**What is being asked**
Return the listing below verbatim. Pictures do not belong in the copy.

**Supplied data**
━━━

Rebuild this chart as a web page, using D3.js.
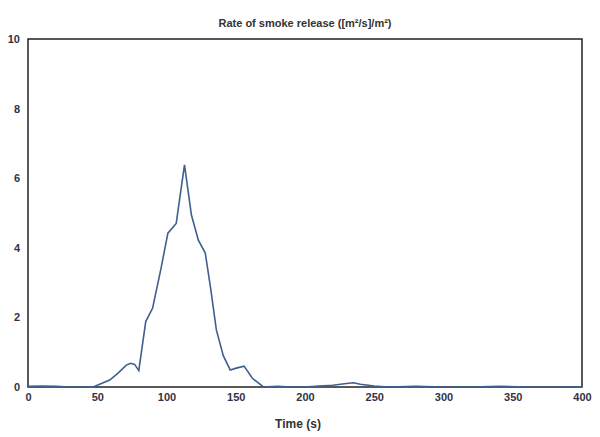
<!DOCTYPE html><html><head><script src="https://cdn.jsdelivr.net/npm/d3@7"></script>
<style>body{margin:0;background:#fff}</style></head><body><svg width="600" height="437"></svg><script>
const times=[0,10,20,30,40,47,53,59,65,71,74,77,80,85,90,96,101,107,113,118,123,128,132,136,141,146,151,156,162,170,180,190,200,210,220,230,235,240,250,260,280,300,320,340,360,380,400];
const values=[0.02,0.03,0.02,0.0,0.0,0.0,0.1,0.2,0.4,0.63,0.68,0.65,0.47,1.88,2.27,3.4,4.42,4.7,6.38,4.94,4.22,3.85,2.8,1.64,0.9,0.49,0.55,0.6,0.25,0.0,0.02,0.0,0.0,0.03,0.05,0.1,0.12,0.08,0.03,0.0,0.02,0.0,0.0,0.02,0.0,0.0,0.0];
const xTicks=[0,50,100,150,200,250,300,350,400];
const yTicks=[0,2,4,6,8,10];
const svg=d3.select("svg");
const x=d3.scaleLinear().domain([0,400]).range([28,582]);
const y=d3.scaleLinear().domain([0,10]).range([387,39]);
svg.append("rect").attr("x",28).attr("y",39).attr("width",554).attr("height",348).attr("fill","none").attr("stroke","#222").attr("stroke-width",1.5);
const ff="Arial, Liberation Sans, sans-serif";
svg.append("g").attr("transform","translate(0,387)").call(d3.axisBottom(x).tickValues(xTicks).tickSize(0).tickPadding(6))
 .call(g=>{g.select(".domain").remove();g.selectAll("text").attr("font-family",ff).attr("font-size",11).attr("font-weight","bold").attr("fill","#334");});
svg.append("g").attr("transform","translate(28,0)").call(d3.axisLeft(y).tickValues(yTicks).tickSize(0).tickPadding(8))
 .call(g=>{g.select(".domain").remove();g.selectAll("text").attr("font-family",ff).attr("font-size",11).attr("font-weight","bold").attr("fill","#334");});
svg.append("path").datum(times.map((t,i)=>[t,values[i]])).attr("fill","none").attr("stroke","#3f5f8f").attr("stroke-width",1.6)
 .attr("d",d3.line().x(d=>x(d[0])).y(d=>y(d[1])));
svg.append("text").attr("x",305).attr("y",27).attr("text-anchor","middle").attr("font-family",ff).attr("font-size",11).attr("font-weight","bold").attr("fill","#333").text("Rate of smoke release ([m²/s]/m²)");
svg.append("text").attr("x",298).attr("y",428).attr("text-anchor","middle").attr("font-family",ff).attr("font-size",12).attr("font-weight","bold").attr("fill","#333").text("Time (s)");
</script></body></html>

━━━

**Answer to this task**
Rebuild this chart as a web page, using D3.js.
<!DOCTYPE html><html><head><script src="https://cdn.jsdelivr.net/npm/d3@7"></script>
<style>body{margin:0;background:#fff}</style></head><body><svg width="600" height="437"></svg><script>
const times=[0,10,20,30,40,47,53,59,65,71,74,77,80,85,90,96,101,107,113,118,123,128,132,136,141,146,151,156,162,170,180,190,200,210,220,230,235,240,250,260,280,300,320,340,360,380,400];
const values=[0.02,0.03,0.02,0.0,0.0,0.0,0.1,0.2,0.4,0.63,0.68,0.65,0.47,1.88,2.27,3.4,4.42,4.7,6.38,4.94,4.22,3.85,2.8,1.64,0.9,0.49,0.55,0.6,0.25,0.0,0.02,0.0,0.0,0.03,0.05,0.1,0.12,0.08,0.03,0.0,0.02,0.0,0.0,0.02,0.0,0.0,0.0];
const xTicks=[0,50,100,150,200,250,300,350,400];
const yTicks=[0,2,4,6,8,10];
const svg=d3.select("svg");
const x=d3.scaleLinear().domain([0,400]).range([28,582]);
const y=d3.scaleLinear().domain([0,10]).range([387,39]);
svg.append("rect").attr("x",28).attr("y",39).attr("width",554).attr("height",348).attr("fill","none").attr("stroke","#222").attr("stroke-width",1.5);
const ff="Arial, Liberation Sans, sans-serif";
svg.append("g").attr("transform","translate(0,387)").call(d3.axisBottom(x).tickValues(xTicks).tickSize(0).tickPadding(6))
 .call(g=>{g.select(".domain").remove();g.selectAll("text").attr("font-family",ff).attr("font-size",11).attr("font-weight","bold").attr("fill","#334");});
svg.append("g").attr("transform","translate(28,0)").call(d3.axisLeft(y).tickValues(yTicks).tickSize(0).tickPadding(8))
 .call(g=>{g.select(".domain").remove();g.selectAll("text").attr("font-family",ff).attr("font-size",11).attr("font-weight","bold").attr("fill","#334");});
svg.append("path").datum(times.map((t,i)=>[t,values[i]])).attr("fill","none").attr("stroke","#3f5f8f").attr("stroke-width",1.6)
 .attr("d",d3.line().x(d=>x(d[0])).y(d=>y(d[1])));
svg.append("text").attr("x",305).attr("y",27).attr("text-anchor","middle").attr("font-family",ff).attr("font-size",11).attr("font-weight","bold").attr("fill","#333").text("Rate of smoke release ([m²/s]/m²)");
svg.append("text").attr("x",298).attr("y",428).attr("text-anchor","middle").attr("font-family",ff).attr("font-size",12).attr("font-weight","bold").attr("fill","#333").text("Time (s)");
</script></body></html>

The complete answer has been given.